Considering the applicable law discussed above, the crucial inquiry in this motion to dismiss is whether the § 1983 damage claims would "challenge" any potential criminal conviction resulting from the trial on the charges of simple battery and resisting arrest presently pending against Bush. In her complaint, plaintiff, Holly Bush ("Bush") contends that (1) excessive force was used during her arrest (2) her head was bashed into the rear of a vehicle after she was placed in restraints i.e., with her hands cuffed behind her back and (3) that the defendant officers conspired to cover up the excessive force employed after she was subdued by falsely arresting her for resisting arrest.
If the Court were to grant plaintiff damages for the alleged false arrest under the facts of this case, such ruling would necessarily implicate the validity of any potential conviction for simple battery. If there is probable cause for any charge made, then the arrest was supported by probable cause and the claim for false arrest would fail.

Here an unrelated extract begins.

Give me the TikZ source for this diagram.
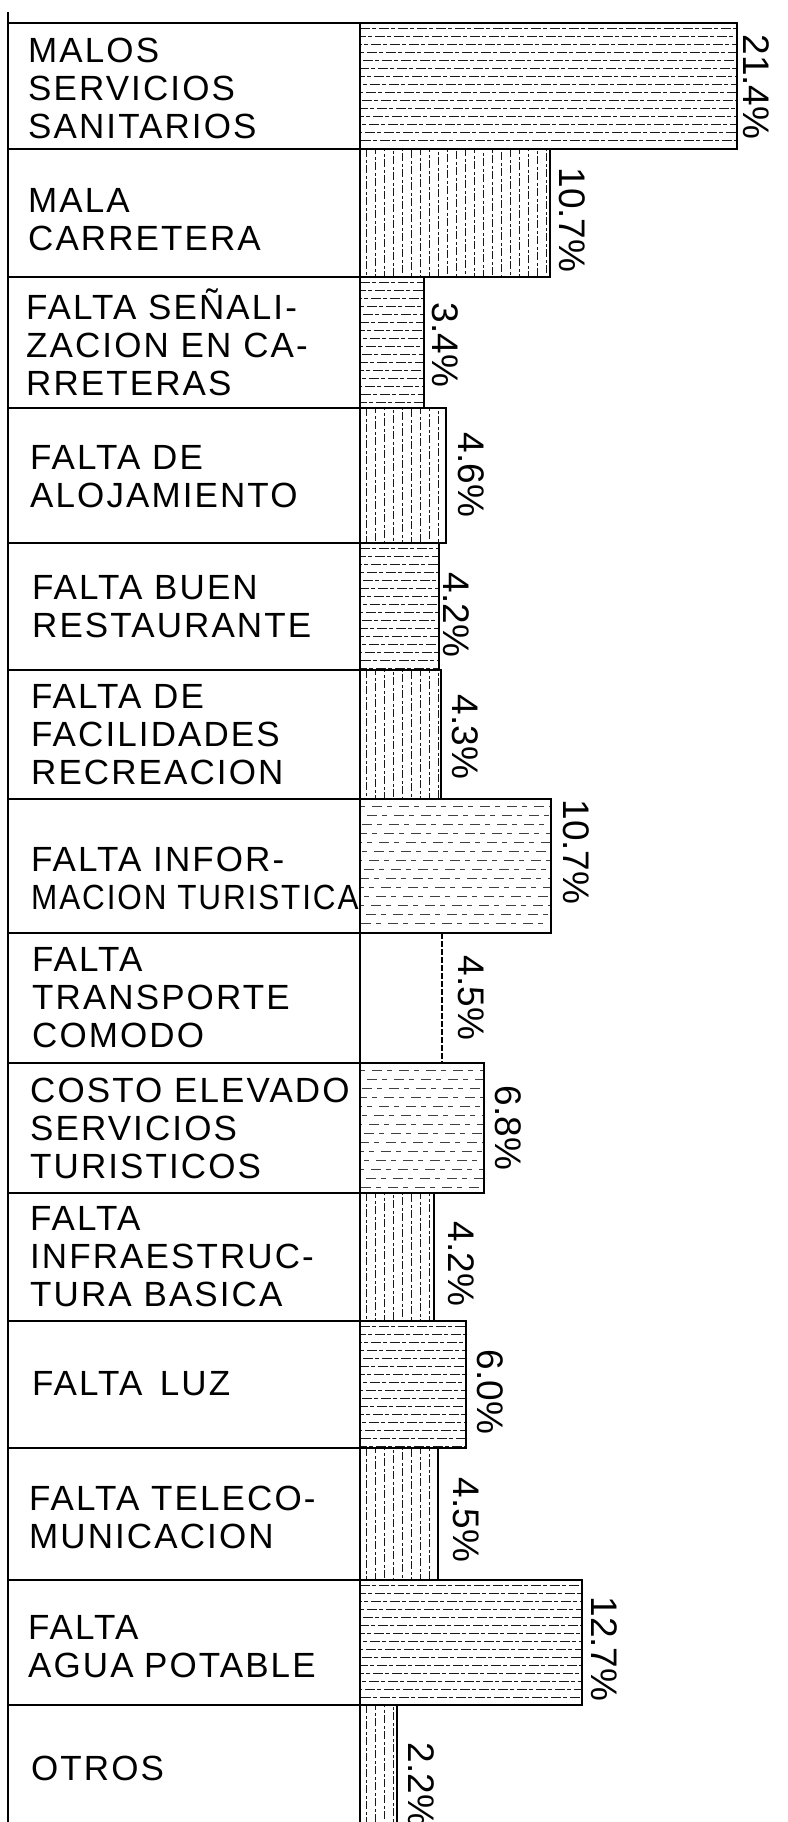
\documentclass[tikz,border=0pt]{standalone}
\usepackage{graphicx}
\usepackage{fontspec}
\setmainfont{Liberation Sans}
\newfontfamily\lblfont[LetterSpace=6]{Liberation Sans}
\begin{document}
\begin{tikzpicture}[x=1pt,y=-1pt,
  lbl/.style={anchor=west,inner sep=0pt,align=left,font=\lblfont\fontsize{35}{38}\selectfont},
  pct/.style={rotate=-90,inner sep=0pt,font=\fontsize{37}{40}\selectfont},
  rowline/.style={line width=2.4pt},
  axis/.style={line width=1.5pt},
  barbox/.style={line width=1.1pt},
  hh/.style={line width=0.9pt,black!90,dash pattern=on 10pt off 2pt on 4pt off 3pt},
  vv/.style={line width=0.9pt,black!90,dash pattern=on 8pt off 3pt on 3pt off 2pt},
  hlight/.style={line width=0.9pt,black!75,dash pattern=on 5pt off 7pt on 10pt off 5pt}]
\useasboundingbox (0,0) rectangle (787,1822);
\fill[white] (0,0) rectangle (787,1822);

% horizontal-hatched bars
\foreach \t/\b/\e in {23/149/737, 277/408/424, 543/670/439, 1321/1448/466, 1580/1705/582}{
  \begin{scope}
    \clip (361,{\t+1}) rectangle ({\e-1},{\b-1});
    \foreach \k in {0,...,16}
      \draw[hh,dash phase={4*\k}] (360,{\t+5+8*\k}) -- (\e,{\t+5+8*\k});
  \end{scope}
  \draw[barbox] (360,\t) rectangle (\e,\b);
}
% sparse horizontal-hatched bars
\foreach \t/\b/\e in {799/933/551, 1063/1193/484}{
  \begin{scope}
    \clip (361,{\t+1}) rectangle ({\e-1},{\b-1});
    \foreach \k in {0,...,14}
      \draw[hlight,dash phase={5*\k}] (360,{\t+7+9*\k}) -- (\e,{\t+7+9*\k});
  \end{scope}
  \draw[barbox] (360,\t) rectangle (\e,\b);
}
% vertical-hatched bars
\foreach \t/\b/\e in {149/277/550, 408/543/446, 670/799/441, 1193/1321/434, 1448/1580/438, 1705/1832/397}{
  \begin{scope}
    \clip (361,{\t+1}) rectangle ({\e-1},{\b-1});
    \foreach \k in {0,...,22}
      \draw[vv,dash phase={3*\k}] ({366+9*\k},\t) -- ({366+9*\k},\b);
  \end{scope}
  \draw[barbox] (360,\t) rectangle (\e,\b);
}
% empty bar (transporte)
\draw[barbox] (360,933) -- (442,933);
\draw[barbox,dash pattern=on 6pt off 2pt] (442,933) -- (442,1063);
\draw[barbox] (360,1063) -- (442,1063);

% label column
\draw[axis] (8,12) -- (8,1822);
\draw[axis] (360,23) -- (360,1822);
\foreach \y in {23,149,277,408,543,670,799,933,1063,1193,1321,1448,1580,1705}
  \draw[rowline] (8,\y) -- (360,\y);

% labels
\node[lbl] (l1) at (28,88) {MALOS\\SERVICIOS\\SANITARIOS};
\node[lbl] (l2) at (28,220) {MALA\\CARRETERA};
\node[lbl] (l3) at (26,342) {FALTA SEÑALI-\\ZACION EN CA-\\RRETERAS};
\node[lbl] (l4) at (30,477) {FALTA DE\\ALOJAMIENTO};
\node[lbl] (l5) at (32,607) {FALTA BUEN\\RESTAURANTE};
\node[lbl] (l6) at (31,735) {FALTA DE\\FACILIDADES\\RECREACION};
\node[lbl] (l7) at (31,878) {FALTA INFOR-\\\scalebox{0.9}[1]{MACION TURISTICA}};
\node[lbl] (l8) at (32,998) {FALTA\\TRANSPORTE\\COMODO};
\node[lbl] (l9) at (30,1128) {COSTO ELEVADO\\SERVICIOS\\TURISTICOS};
\node[lbl] (l10) at (30,1257) {FALTA\\INFRAESTRUC-\\TURA BASICA};
\node[lbl] (l11) at (32,1384) {FALTA\hspace{0.5em}LUZ};
\node[lbl] (l12) at (29,1517) {FALTA TELECO-\\MUNICACION};
\node[lbl] (l13) at (28,1647) {FALTA\\AGUA\hspace{0.3em}POTABLE};
\node[lbl] (l14) at (31,1768) {OTROS};

% percentages
\node[pct] (p1) at (756,87) {21.4\%};
\node[pct] (p2) at (572,220) {10.7\%};
\node[pct] (p3) at (445,345) {3.4\%};
\node[pct] (p4) at (471,475) {4.6\%};
\node[pct] (p5) at (456,615) {4.2\%};
\node[pct] (p6) at (465,737) {4.3\%};
\node[pct] (p7) at (576,852) {10.7\%};
\node[pct] (p8) at (471,998) {4.5\%};
\node[pct] (p9) at (508,1128) {6.8\%};
\node[pct] (p10) at (461,1264) {4.2\%};
\node[pct] (p11) at (490,1392) {6.0\%};
\node[pct] (p12) at (466,1520) {4.5\%};
\node[pct] (p13) at (604,1649) {12.7\%};
\node[pct] (p14) at (421,1785) {2.2\%};
\end{tikzpicture}
\end{document}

See Sappington v. Bartee, 195 F.3d 234, 237 (5th Cir. 1999) (holding that Heck bars recovery under a false arrest theory, because a conviction for aggravated assault necessarily implies that there was probable cause for his arrest at that point in time); Wells v. Bonner, 45 F.3d 90, 95 (5th Cir. 1995).
The Court now turns to plaintiff's claims of excessive force deployed during and/or after her arrest. In Hudson v. Hughes, 98 F.3d 234 (5th Cir. 1996), the Fifth Circuit held that Heck barred the plaintiffs § 1983 claims alleging excessive force. The Fifth Circuit reasoned that the plaintiffs excessive force claim was barred because it necessarily implied his conviction under Louisiana law. The plaintiff in Hudson was convicted of battery on an officer.
Hudson v. Hughes, 98 F.3d 868, 873 (5th Cir. 1996)
In the case at bar, the defendants aver that the plaintiff's head injuries occurred while law enforcement officers attempted to subdue her and to effect her arrest. Defendants further claim that that the plaintiffs' injuries were the direct result of plaintiffs own forceful actions in the act of resisting arrest. Under the facts alleged, plaintiff claims that the brutality occurred after she was restrained with her hands cuffed behind her back.
Louisiana Revised Statute § 14:108 defines resisting an officer as the "intentional interference with, opposition or resistance to, or obstruction of any individual acting in his official capacity and authorized by law to make a lawful arrest . . . when the offender knows or has reason to know that the [officer] is acting in his official capacity." In addition to its common meaning, the phrase "obstruction of means" [a]ny violence toward or any resistance or opposition to the arresting officer after the arrested party is actually placed under arrest and before he is incarcerated in jail."
La.Rev.Stat. § 14:108A.
Id. at § 14:108B.
If the plaintiffs allegations were proved, they may imply the invalidity of any conviction for resisting arrest. In Hudson, supra, the Fifth Circuit observed that whether the police applied reasonable force in arresting him depends on the degree of his resistance, which in turn will place at issue whether his resistance was justified, which, if it were, necessarily undermines that conviction.
Id.
A § 1983 claim that a police officer used excessive force after an arrest does not necessarily imply the invalidity of a conviction for resisting arrest or for battery, when the alleged beating occurred after the battery was over and after the plaintiff was placed in restraints. Additionally, the plaintiff is also alleging an after-the-fact conspiracy to cover up what allegedly occurred in this case, i.e., excessive force being deployed after the plaintiff was placed in restraints. The facts and circumstances surrounding the claimed conspiracy may be adduced in the pending criminal prosecution to counter the charge of resisting arrest.
See Howard v. Del Castillo, 2001 WL 1090797 * 3 (E. D. La. September 17, 2001) (Clement, J.) ( citing Smithart v. Towery, 79 F.3d 951, 952-53 (9th Cir. 1996) and Swangin v. California State Police, 168 F.3d 501 (9th Cir. 1999)).
The Court cannot determine at this time exactly how the plaintiff's excessive force claim would be affected by a criminal conviction on the charge of resisting arrest. The issue of whether force was used only while the officer was in the process of subduing Bush or after she had already been subdued is clearly disputed. This Court cannot rule out the possibility that Bush was beaten after her battery on Beyl and after she was placed in handcuffs and no longer resisting arrest. It may not be possible to determine what effect, if any, the conviction would have without considering the evidence offered at the criminal trial.
In the circumstances of this case, the better course is to stay the proceedings until the pending criminal case has run its course.
See Mackey v. Dickson, 47 F.3d 744, 746 (5th Cir. 1995); Faulkner v. McCormick, 2002 WL 31465892 * 2 (E. D. La. November 1, 2002) (Zainey, J.); Guillory v. Wheeler, 303 F. Supp.2d 808, 811 (M. D. La. 2004).
Accordingly,
IT IS ORDERED that the defendants' Motion to Dismiss is DENIED AS PREMATURE.
IT IS FURTHER ORDERED that the Clerk of Court mark this action CLOSED for statistical purposes. The Court shall retain jurisdiction and the case shall be restored to the trial docket upon motion of a party should circumstances change, so that it may proceed to final disposition.